## INPUT MATERIAL:
• • •

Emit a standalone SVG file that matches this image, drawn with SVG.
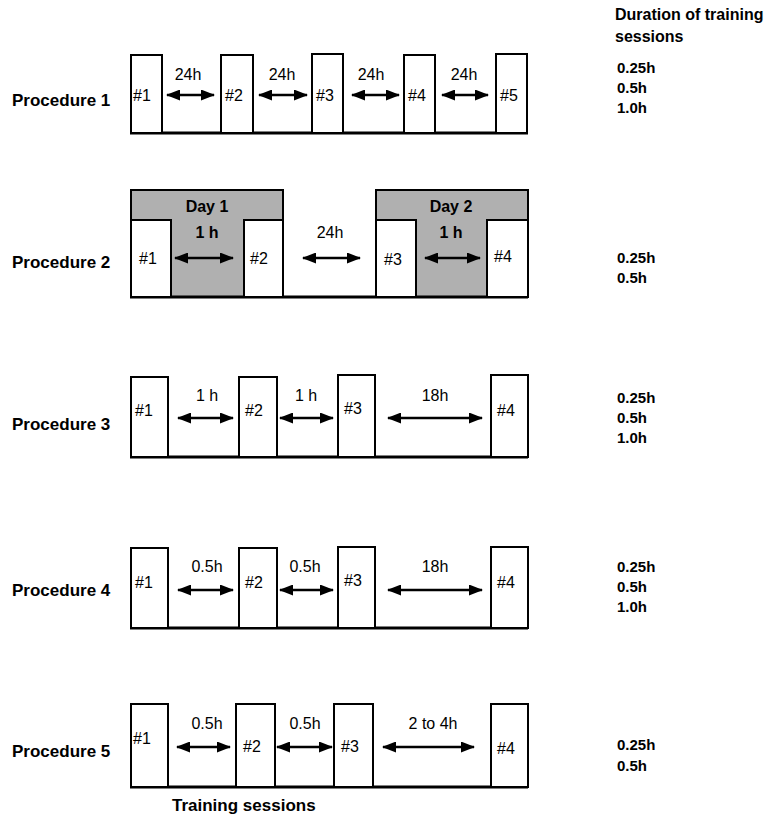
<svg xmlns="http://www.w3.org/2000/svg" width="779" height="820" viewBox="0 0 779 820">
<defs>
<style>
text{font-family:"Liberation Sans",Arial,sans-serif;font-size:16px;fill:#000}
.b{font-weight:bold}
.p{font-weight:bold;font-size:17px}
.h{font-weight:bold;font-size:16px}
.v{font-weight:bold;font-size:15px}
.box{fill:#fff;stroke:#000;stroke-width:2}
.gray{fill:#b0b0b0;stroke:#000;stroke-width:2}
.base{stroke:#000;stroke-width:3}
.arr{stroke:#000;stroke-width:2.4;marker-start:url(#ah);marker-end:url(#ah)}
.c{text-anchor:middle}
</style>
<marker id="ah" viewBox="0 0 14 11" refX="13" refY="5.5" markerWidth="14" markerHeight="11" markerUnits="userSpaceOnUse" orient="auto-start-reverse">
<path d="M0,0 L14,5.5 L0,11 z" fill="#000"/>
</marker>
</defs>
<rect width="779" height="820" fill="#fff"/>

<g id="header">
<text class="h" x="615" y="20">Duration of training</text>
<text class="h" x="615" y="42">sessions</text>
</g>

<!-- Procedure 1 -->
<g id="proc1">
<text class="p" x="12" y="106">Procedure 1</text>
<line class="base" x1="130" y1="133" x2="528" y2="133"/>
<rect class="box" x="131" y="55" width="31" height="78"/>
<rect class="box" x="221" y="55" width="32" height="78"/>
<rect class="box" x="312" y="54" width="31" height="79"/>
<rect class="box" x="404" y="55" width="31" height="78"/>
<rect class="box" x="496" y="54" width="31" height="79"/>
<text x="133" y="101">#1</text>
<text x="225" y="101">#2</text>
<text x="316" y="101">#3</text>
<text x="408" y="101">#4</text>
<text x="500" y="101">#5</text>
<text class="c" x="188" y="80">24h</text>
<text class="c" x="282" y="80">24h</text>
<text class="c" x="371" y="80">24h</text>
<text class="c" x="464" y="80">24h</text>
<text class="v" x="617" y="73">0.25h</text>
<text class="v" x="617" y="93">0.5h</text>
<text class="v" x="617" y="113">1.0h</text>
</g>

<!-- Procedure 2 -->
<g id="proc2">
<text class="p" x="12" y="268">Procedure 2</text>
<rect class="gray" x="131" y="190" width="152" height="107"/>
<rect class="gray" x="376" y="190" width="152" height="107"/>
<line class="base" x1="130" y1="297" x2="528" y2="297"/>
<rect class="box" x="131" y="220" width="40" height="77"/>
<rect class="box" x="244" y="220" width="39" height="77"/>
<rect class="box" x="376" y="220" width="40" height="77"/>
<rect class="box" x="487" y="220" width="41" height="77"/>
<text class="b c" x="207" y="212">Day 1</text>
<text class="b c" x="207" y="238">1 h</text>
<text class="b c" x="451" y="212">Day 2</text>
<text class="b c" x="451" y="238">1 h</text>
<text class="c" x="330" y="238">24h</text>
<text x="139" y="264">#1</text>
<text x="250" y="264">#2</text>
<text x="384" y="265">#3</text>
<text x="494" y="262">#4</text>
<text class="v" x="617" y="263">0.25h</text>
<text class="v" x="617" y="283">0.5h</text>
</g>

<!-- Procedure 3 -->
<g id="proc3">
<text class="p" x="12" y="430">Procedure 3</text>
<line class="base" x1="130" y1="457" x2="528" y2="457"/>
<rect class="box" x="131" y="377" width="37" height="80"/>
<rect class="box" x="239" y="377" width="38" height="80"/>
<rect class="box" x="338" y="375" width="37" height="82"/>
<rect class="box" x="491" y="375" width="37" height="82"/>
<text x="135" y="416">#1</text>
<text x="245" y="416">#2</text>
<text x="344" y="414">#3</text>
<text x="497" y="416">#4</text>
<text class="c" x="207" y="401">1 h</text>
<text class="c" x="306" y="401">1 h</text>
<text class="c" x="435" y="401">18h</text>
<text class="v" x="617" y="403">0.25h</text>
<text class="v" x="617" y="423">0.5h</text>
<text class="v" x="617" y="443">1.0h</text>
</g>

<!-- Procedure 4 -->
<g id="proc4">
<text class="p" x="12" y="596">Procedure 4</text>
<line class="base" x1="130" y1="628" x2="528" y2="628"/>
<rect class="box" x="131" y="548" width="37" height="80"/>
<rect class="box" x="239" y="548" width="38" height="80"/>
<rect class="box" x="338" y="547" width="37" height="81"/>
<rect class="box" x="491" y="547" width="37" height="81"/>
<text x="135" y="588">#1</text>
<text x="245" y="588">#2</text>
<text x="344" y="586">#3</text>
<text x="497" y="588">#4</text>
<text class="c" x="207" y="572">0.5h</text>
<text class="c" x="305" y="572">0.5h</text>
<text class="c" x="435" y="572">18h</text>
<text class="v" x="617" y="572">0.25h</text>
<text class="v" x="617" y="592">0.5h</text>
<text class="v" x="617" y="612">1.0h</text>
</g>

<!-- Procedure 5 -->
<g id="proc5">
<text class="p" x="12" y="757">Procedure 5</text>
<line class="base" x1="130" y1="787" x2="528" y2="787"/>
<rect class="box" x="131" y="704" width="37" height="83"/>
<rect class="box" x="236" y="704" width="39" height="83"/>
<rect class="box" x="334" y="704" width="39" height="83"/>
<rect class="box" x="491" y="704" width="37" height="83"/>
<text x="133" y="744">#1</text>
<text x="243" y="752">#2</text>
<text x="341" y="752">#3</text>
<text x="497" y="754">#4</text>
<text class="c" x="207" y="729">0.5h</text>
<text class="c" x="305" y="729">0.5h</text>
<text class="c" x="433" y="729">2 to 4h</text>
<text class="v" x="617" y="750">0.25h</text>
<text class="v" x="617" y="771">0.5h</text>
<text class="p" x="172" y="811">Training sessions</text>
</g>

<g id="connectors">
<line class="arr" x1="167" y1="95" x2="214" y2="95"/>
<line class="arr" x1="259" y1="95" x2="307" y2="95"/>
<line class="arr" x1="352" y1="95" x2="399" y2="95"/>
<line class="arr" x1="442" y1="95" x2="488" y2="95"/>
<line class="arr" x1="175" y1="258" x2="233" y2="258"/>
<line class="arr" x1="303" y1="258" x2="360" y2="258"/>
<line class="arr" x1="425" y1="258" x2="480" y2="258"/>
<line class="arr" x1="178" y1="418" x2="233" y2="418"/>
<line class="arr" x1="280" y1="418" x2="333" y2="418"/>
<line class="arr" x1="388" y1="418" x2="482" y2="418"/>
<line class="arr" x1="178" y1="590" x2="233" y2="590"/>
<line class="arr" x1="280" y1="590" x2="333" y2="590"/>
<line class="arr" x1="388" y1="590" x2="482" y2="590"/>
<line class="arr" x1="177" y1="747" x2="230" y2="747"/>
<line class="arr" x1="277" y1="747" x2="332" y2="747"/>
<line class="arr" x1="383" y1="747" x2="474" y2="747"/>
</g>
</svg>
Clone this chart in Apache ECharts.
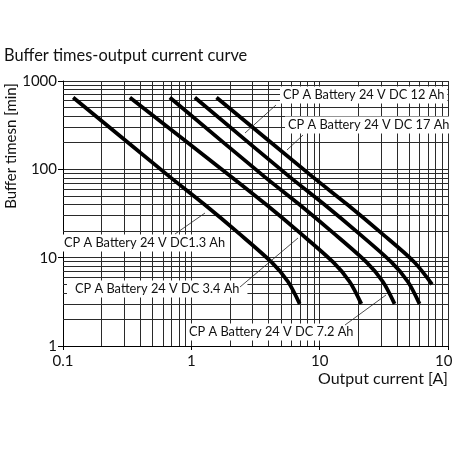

• • •

## TO BE DONE:
Copy the entries above faithfully and omit every image.

## FINISHED ANSWER:
Emit a standalone SVG file that matches this image, drawn with SVG.
<svg xmlns="http://www.w3.org/2000/svg" width="779" height="820" viewBox="0 0 779 820">
<defs>
<style>
text{font-family:"Liberation Sans",Arial,sans-serif;font-size:16px;fill:#000}
.b{font-weight:bold}
.p{font-weight:bold;font-size:17px}
.h{font-weight:bold;font-size:16px}
.v{font-weight:bold;font-size:15px}
.box{fill:#fff;stroke:#000;stroke-width:2}
.gray{fill:#b0b0b0;stroke:#000;stroke-width:2}
.base{stroke:#000;stroke-width:3}
.arr{stroke:#000;stroke-width:2.4;marker-start:url(#ah);marker-end:url(#ah)}
.c{text-anchor:middle}
</style>
<marker id="ah" viewBox="0 0 14 11" refX="13" refY="5.5" markerWidth="14" markerHeight="11" markerUnits="userSpaceOnUse" orient="auto-start-reverse">
<path d="M0,0 L14,5.5 L0,11 z" fill="#000"/>
</marker>
</defs>
<rect width="779" height="820" fill="#fff"/>

<g id="header">
<text class="h" x="615" y="20">Duration of training</text>
<text class="h" x="615" y="42">sessions</text>
</g>

<!-- Procedure 1 -->
<g id="proc1">
<text class="p" x="12" y="106">Procedure 1</text>
<line class="base" x1="130" y1="133" x2="528" y2="133"/>
<rect class="box" x="131" y="55" width="31" height="78"/>
<rect class="box" x="221" y="55" width="32" height="78"/>
<rect class="box" x="312" y="54" width="31" height="79"/>
<rect class="box" x="404" y="55" width="31" height="78"/>
<rect class="box" x="496" y="54" width="31" height="79"/>
<text x="133" y="101">#1</text>
<text x="225" y="101">#2</text>
<text x="316" y="101">#3</text>
<text x="408" y="101">#4</text>
<text x="500" y="101">#5</text>
<text class="c" x="188" y="80">24h</text>
<text class="c" x="282" y="80">24h</text>
<text class="c" x="371" y="80">24h</text>
<text class="c" x="464" y="80">24h</text>
<text class="v" x="617" y="73">0.25h</text>
<text class="v" x="617" y="93">0.5h</text>
<text class="v" x="617" y="113">1.0h</text>
</g>

<!-- Procedure 2 -->
<g id="proc2">
<text class="p" x="12" y="268">Procedure 2</text>
<rect class="gray" x="131" y="190" width="152" height="107"/>
<rect class="gray" x="376" y="190" width="152" height="107"/>
<line class="base" x1="130" y1="297" x2="528" y2="297"/>
<rect class="box" x="131" y="220" width="40" height="77"/>
<rect class="box" x="244" y="220" width="39" height="77"/>
<rect class="box" x="376" y="220" width="40" height="77"/>
<rect class="box" x="487" y="220" width="41" height="77"/>
<text class="b c" x="207" y="212">Day 1</text>
<text class="b c" x="207" y="238">1 h</text>
<text class="b c" x="451" y="212">Day 2</text>
<text class="b c" x="451" y="238">1 h</text>
<text class="c" x="330" y="238">24h</text>
<text x="139" y="264">#1</text>
<text x="250" y="264">#2</text>
<text x="384" y="265">#3</text>
<text x="494" y="262">#4</text>
<text class="v" x="617" y="263">0.25h</text>
<text class="v" x="617" y="283">0.5h</text>
</g>

<!-- Procedure 3 -->
<g id="proc3">
<text class="p" x="12" y="430">Procedure 3</text>
<line class="base" x1="130" y1="457" x2="528" y2="457"/>
<rect class="box" x="131" y="377" width="37" height="80"/>
<rect class="box" x="239" y="377" width="38" height="80"/>
<rect class="box" x="338" y="375" width="37" height="82"/>
<rect class="box" x="491" y="375" width="37" height="82"/>
<text x="135" y="416">#1</text>
<text x="245" y="416">#2</text>
<text x="344" y="414">#3</text>
<text x="497" y="416">#4</text>
<text class="c" x="207" y="401">1 h</text>
<text class="c" x="306" y="401">1 h</text>
<text class="c" x="435" y="401">18h</text>
<text class="v" x="617" y="403">0.25h</text>
<text class="v" x="617" y="423">0.5h</text>
<text class="v" x="617" y="443">1.0h</text>
</g>

<!-- Procedure 4 -->
<g id="proc4">
<text class="p" x="12" y="596">Procedure 4</text>
<line class="base" x1="130" y1="628" x2="528" y2="628"/>
<rect class="box" x="131" y="548" width="37" height="80"/>
<rect class="box" x="239" y="548" width="38" height="80"/>
<rect class="box" x="338" y="547" width="37" height="81"/>
<rect class="box" x="491" y="547" width="37" height="81"/>
<text x="135" y="588">#1</text>
<text x="245" y="588">#2</text>
<text x="344" y="586">#3</text>
<text x="497" y="588">#4</text>
<text class="c" x="207" y="572">0.5h</text>
<text class="c" x="305" y="572">0.5h</text>
<text class="c" x="435" y="572">18h</text>
<text class="v" x="617" y="572">0.25h</text>
<text class="v" x="617" y="592">0.5h</text>
<text class="v" x="617" y="612">1.0h</text>
</g>

<!-- Procedure 5 -->
<g id="proc5">
<text class="p" x="12" y="757">Procedure 5</text>
<line class="base" x1="130" y1="787" x2="528" y2="787"/>
<rect class="box" x="131" y="704" width="37" height="83"/>
<rect class="box" x="236" y="704" width="39" height="83"/>
<rect class="box" x="334" y="704" width="39" height="83"/>
<rect class="box" x="491" y="704" width="37" height="83"/>
<text x="133" y="744">#1</text>
<text x="243" y="752">#2</text>
<text x="341" y="752">#3</text>
<text x="497" y="754">#4</text>
<text class="c" x="207" y="729">0.5h</text>
<text class="c" x="305" y="729">0.5h</text>
<text class="c" x="433" y="729">2 to 4h</text>
<text class="v" x="617" y="750">0.25h</text>
<text class="v" x="617" y="771">0.5h</text>
<text class="p" x="172" y="811">Training sessions</text>
</g>

<g id="connectors">
<line class="arr" x1="167" y1="95" x2="214" y2="95"/>
<line class="arr" x1="259" y1="95" x2="307" y2="95"/>
<line class="arr" x1="352" y1="95" x2="399" y2="95"/>
<line class="arr" x1="442" y1="95" x2="488" y2="95"/>
<line class="arr" x1="175" y1="258" x2="233" y2="258"/>
<line class="arr" x1="303" y1="258" x2="360" y2="258"/>
<line class="arr" x1="425" y1="258" x2="480" y2="258"/>
<line class="arr" x1="178" y1="418" x2="233" y2="418"/>
<line class="arr" x1="280" y1="418" x2="333" y2="418"/>
<line class="arr" x1="388" y1="418" x2="482" y2="418"/>
<line class="arr" x1="178" y1="590" x2="233" y2="590"/>
<line class="arr" x1="280" y1="590" x2="333" y2="590"/>
<line class="arr" x1="388" y1="590" x2="482" y2="590"/>
<line class="arr" x1="177" y1="747" x2="230" y2="747"/>
<line class="arr" x1="277" y1="747" x2="332" y2="747"/>
<line class="arr" x1="383" y1="747" x2="474" y2="747"/>
</g>
</svg>
Clone this chart in Apache ECharts.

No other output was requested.